5 - La crédibilité de la parole de l’enfant : les expertises en cause

Les expertises dites de crédibilité posent problème ; des expertises portant sur l’analyse systémique des relations familiales au début et à la fin de la procédure seraient opportunes.

Les juges des enfants disposent d’un outil performant leur permettant de mettre en lumière un fonctionnement famille dans sa dynamique et faisant ainsi apparaître les sources de danger, les incohérences et les atouts d’une organisation familiale : l’IOE.
Un dispositif pluridisciplinaire ainsi qu’un échange, dans certains cas, sociologique ou anthropologique du milieu familial et social pourrait utilement être transposé pour être utilisé par les juges d’instruction.

#3#III - Propositions de l’AFMJF

1 - Saisine systématique des juges des enfants en assistance éducative dans le cas d’enfant victime de violences sexuelles ou non dès lors que celles-ci sont d’origine intra-familiales.

2 - Rappeler l’application de l’article 706-49 du CPP : le procureur de la république ou le juge d’instruction informe sans délai le juge des enfants de l’existence d’une procédure concernant un enfant victime d’une infraction de nature sexuelle et lui en communique toutes pièces utiles dès lors qu’une procédure d’assistance éducative a été ouverte.

3 - Spécialisation des juges d’instruction mineurs victimes et mineurs délinquants.
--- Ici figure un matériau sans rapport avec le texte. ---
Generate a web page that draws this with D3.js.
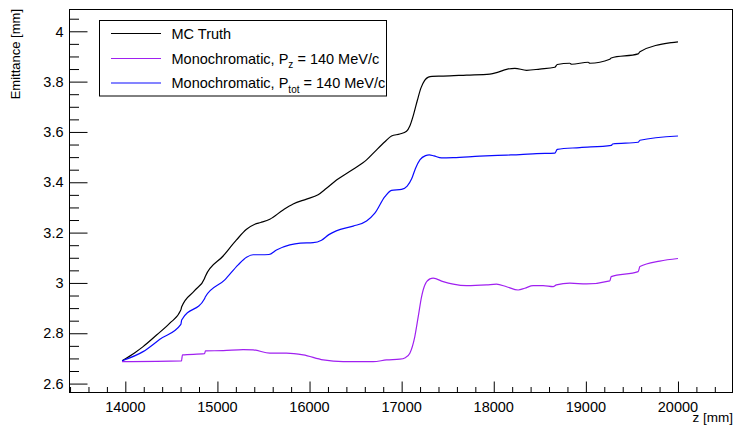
<!DOCTYPE html>
<html>
<head>
<meta charset="utf-8">
<script src="https://cdn.jsdelivr.net/npm/d3@7"></script>
<style>
  html, body { margin: 0; padding: 0; background: #fff; }
  svg { display: block; font-family: "Liberation Sans", Arial, Helvetica, sans-serif; }
</style>
</head>
<body>
<svg id="chart" width="735" height="427"></svg>
<script>
// ---- data ----
const mcZ = [13965,14100,14193,14339,14483,14603,14612,14754,14860,14868,15062,15207,15316,15406,15470,15569,15713,15822,15967,16093,16184,16293,16474,16619,16709,16818,16890,16980,17053,17090,17130,17170,17210,17250,17290,17330,17451,17705,17958,18048,18139,18229,18356,18500,18663,18690,18826,18844,19025,19043,19260,19275,19568,19587,19931,20000];
const mcE = [2.691,2.722,2.747,2.793,2.840,2.893,2.905,2.970,3.018,3.026,3.107,3.171,3.213,3.233,3.240,3.253,3.290,3.314,3.333,3.350,3.376,3.409,3.452,3.489,3.522,3.561,3.584,3.592,3.603,3.625,3.670,3.725,3.775,3.805,3.818,3.821,3.822,3.826,3.830,3.838,3.849,3.853,3.845,3.850,3.857,3.868,3.873,3.869,3.877,3.873,3.889,3.894,3.910,3.919,3.955,3.958];

const pzZ = [13965,14610,14620,14860,14870,15062,15279,15388,15569,15750,15931,16148,16365,16691,16836,16980,17040,17089,17143,17180,17216,17252,17307,17342,17451,17560,17705,17922,18030,18139,18265,18337,18428,18536,18645,18680,18826,19007,19260,19275,19568,19587,19803,20000];
const pzE = [2.687,2.690,2.714,2.719,2.730,2.731,2.735,2.734,2.721,2.721,2.714,2.694,2.687,2.687,2.694,2.697,2.703,2.721,2.787,2.866,2.945,2.992,3.016,3.019,3.005,2.995,2.989,2.992,2.995,2.985,2.972,2.979,2.989,2.989,2.985,2.992,2.999,2.996,3.008,3.025,3.045,3.065,3.087,3.097];

const ptZ = [13965,14193,14375,14603,14612,14860,14868,15080,15225,15316,15388,15470,15560,15641,15786,15900,16039,16130,16210,16290,16474,16619,16709,16818,16890,16999,17060,17110,17150,17200,17260,17300,17350,17433,17560,17849,18139,18283,18464,18663,18690,18934,19278,19290,19568,19587,20000];
const ptE = [2.691,2.727,2.776,2.835,2.853,2.937,2.944,3.012,3.072,3.102,3.112,3.112,3.113,3.131,3.151,3.158,3.160,3.170,3.192,3.207,3.226,3.246,3.277,3.343,3.368,3.372,3.385,3.415,3.455,3.490,3.506,3.509,3.505,3.497,3.498,3.504,3.508,3.510,3.514,3.516,3.531,3.538,3.547,3.552,3.559,3.567,3.584];

const seriesNames = ["MC Truth", "Monochromatic, P", "Monochromatic, P"];
const seriesSubs = ["", "z", "tot"];
const seriesTail = ["", " = 140 MeV/c", " = 140 MeV/c"];

const xTickValues = [14000,15000,16000,17000,18000,19000,20000];
const xTickLabels = ["14000","15000","16000","17000","18000","19000","20000"];
const yTickValues = [2.6,2.8,3.0,3.2,3.4,3.6,3.8,4.0];
const yTickLabels = ["2.6","2.8","3","3.2","3.4","3.6","3.8","4"];

const xTitle = "z [mm]";
const yTitle = "Emittance [mm]";

// ---- layout ----
const L = 69.5, R = 732.5, T = 9.5, B = 392.5;
const colors = ["#000000", "#a020f0", "#0a0aff"];

const svg = d3.select("#chart");
const x = d3.scaleLinear().domain([13394, 20592]).range([L, R]);
const y = d3.scaleLinear().domain([2.5646, 4.0866]).range([B, T]);

// frame
svg.append("rect").attr("x", L).attr("y", T).attr("width", R - L).attr("height", B - T)
  .attr("fill", "none").attr("stroke", "#000").attr("stroke-width", 1);

// x axis
const xMinor = d3.range(13400, 20592, 200).filter(v => v % 1000 !== 0);
const xAxisMajor = d3.axisTop(x).tickValues(xTickValues).tickSize(11).tickFormat("");
const xAxisMinor = d3.axisTop(x).tickValues(xMinor).tickSize(5.5).tickFormat("");
[xAxisMajor, xAxisMinor].forEach(ax => {
  const g = svg.append("g").attr("transform", `translate(0,${B})`).call(ax);
  g.select(".domain").remove();
  g.selectAll("line").attr("stroke", "#000").attr("stroke-width", 1);
});
svg.append("g").selectAll("text").data(xTickValues).join("text")
  .attr("x", d => x(d)).attr("y", 412)
  .attr("text-anchor", "middle").attr("font-size", "14.5px").attr("fill", "#000")
  .text((d, i) => xTickLabels[i]);

// y axis
const yMinor = d3.range(0, 40).map(i => +(2.6 + i * 0.05).toFixed(2)).filter(v => v < 4.0866 && Math.round(v * 100) % 20 !== 0);
const yAxisMajor = d3.axisRight(y).tickValues(yTickValues).tickSize(18).tickFormat("");
const yAxisMinor = d3.axisRight(y).tickValues(yMinor).tickSize(9.5).tickFormat("");
[yAxisMajor, yAxisMinor].forEach(ax => {
  const g = svg.append("g").attr("transform", `translate(${L},0)`).call(ax);
  g.select(".domain").remove();
  g.selectAll("line").attr("stroke", "#000").attr("stroke-width", 1);
});
svg.append("g").selectAll("text").data(yTickValues).join("text")
  .attr("x", 63.5).attr("y", d => y(d)).attr("dy", "0.36em")
  .attr("text-anchor", "end").attr("font-size", "14.5px").attr("fill", "#000")
  .text((d, i) => yTickLabels[i]);

// axis titles
svg.append("text").attr("x", 733).attr("y", 422).attr("text-anchor", "end")
  .attr("font-size", "13.5px").attr("fill", "#000").text(xTitle);
svg.append("text").attr("transform", "translate(20,9) rotate(-90)").attr("text-anchor", "end")
  .attr("font-size", "13px").attr("fill", "#000").text(yTitle);

// lines
const line = d3.line().x(d => x(d[0])).y(d => y(d[1])).curve(d3.curveMonotoneX);
const series = [
  d3.zip(mcZ, mcE),
  d3.zip(pzZ, pzE),
  d3.zip(ptZ, ptE)
];
const plot = svg.append("g");
plot.append("clipPath").attr("id", "clip").append("rect")
  .attr("x", L).attr("y", T).attr("width", R - L).attr("height", B - T);
series.forEach((s, i) => {
  plot.append("path").datum(s).attr("d", line).attr("fill", "none")
    .attr("stroke", colors[i]).attr("stroke-width", 1.2).attr("clip-path", "url(#clip)");
});

// legend
const lg = svg.append("g");
lg.append("rect").attr("x", 99.5).attr("y", 20.5).attr("width", 287).attr("height", 75.5)
  .attr("fill", "#fff").attr("stroke", "#000").attr("stroke-width", 1);
const rowsY = [33.5, 58.5, 83];
seriesNames.forEach((name, i) => {
  lg.append("line").attr("x1", 111).attr("x2", 161).attr("y1", rowsY[i]).attr("y2", rowsY[i])
    .attr("stroke", colors[i]).attr("stroke-width", 1.2);
  const t = lg.append("text").attr("x", 171.5).attr("y", rowsY[i]).attr("dy", "0.36em")
    .attr("font-size", "14.5px").attr("fill", "#000");
  t.append("tspan").text(name);
  if (seriesSubs[i]) {
    t.append("tspan").attr("font-size", "10px").attr("dy", "4.5").text(seriesSubs[i]);
    t.append("tspan").attr("dy", "-4.5").text(seriesTail[i]);
  }
});
</script>
</body>
</html>
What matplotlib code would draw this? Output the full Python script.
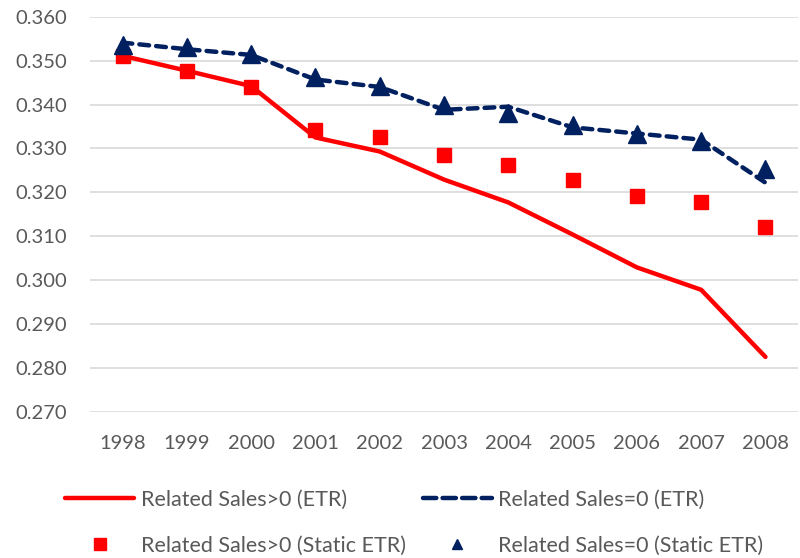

4 - Créer des articulations procédurales entre assistance éducative et pénal :

  • a - Avis obligatoire du juge des enfants sur les mesures pouvant affecter la relation parent/enfants ;
  • b - Consultation du dossier d’assistance éducative ou demande de note de synthèse au juge des enfants à l’occasion de l’audience semestrielle de la chambre d’instruction sur l’état et la poursuite de l’instruction ;
  • c - Information systématique du juge des enfants saisi des suites données aux investigations (classement sans suite, ordonnance de renvoi, jugements) ;
  • d - Création de « conférences de procédure » entre juge des enfants et juge d’instruction ;
  • e - Sessions de formation pluridisciplinaires regroupant magistrats, éducateurs, psychologues et psychiatres avec études de dossiers pour faire émerger de bonnes pratiques ;
  • f - Module de formation continue pour juges d’instruction et juges des enfants sur l’articulation des procédures ;
  • g - Expertises à redéfinir : expertises familiales à favoriser qui permettent d’éclairer le fonctionnement familial ; expertises de crédibilité à réexaminer ;
  • h - Recommander la nomination d’administrateurs ad hoc différents du service gardien de l’enfant ;
  • i - Favoriser le rôle et la formation des administrateurs ad hoc (autres que l’ASE) dans l’articulation des saisines et décisions des juges d’instruction et des juges des enfants.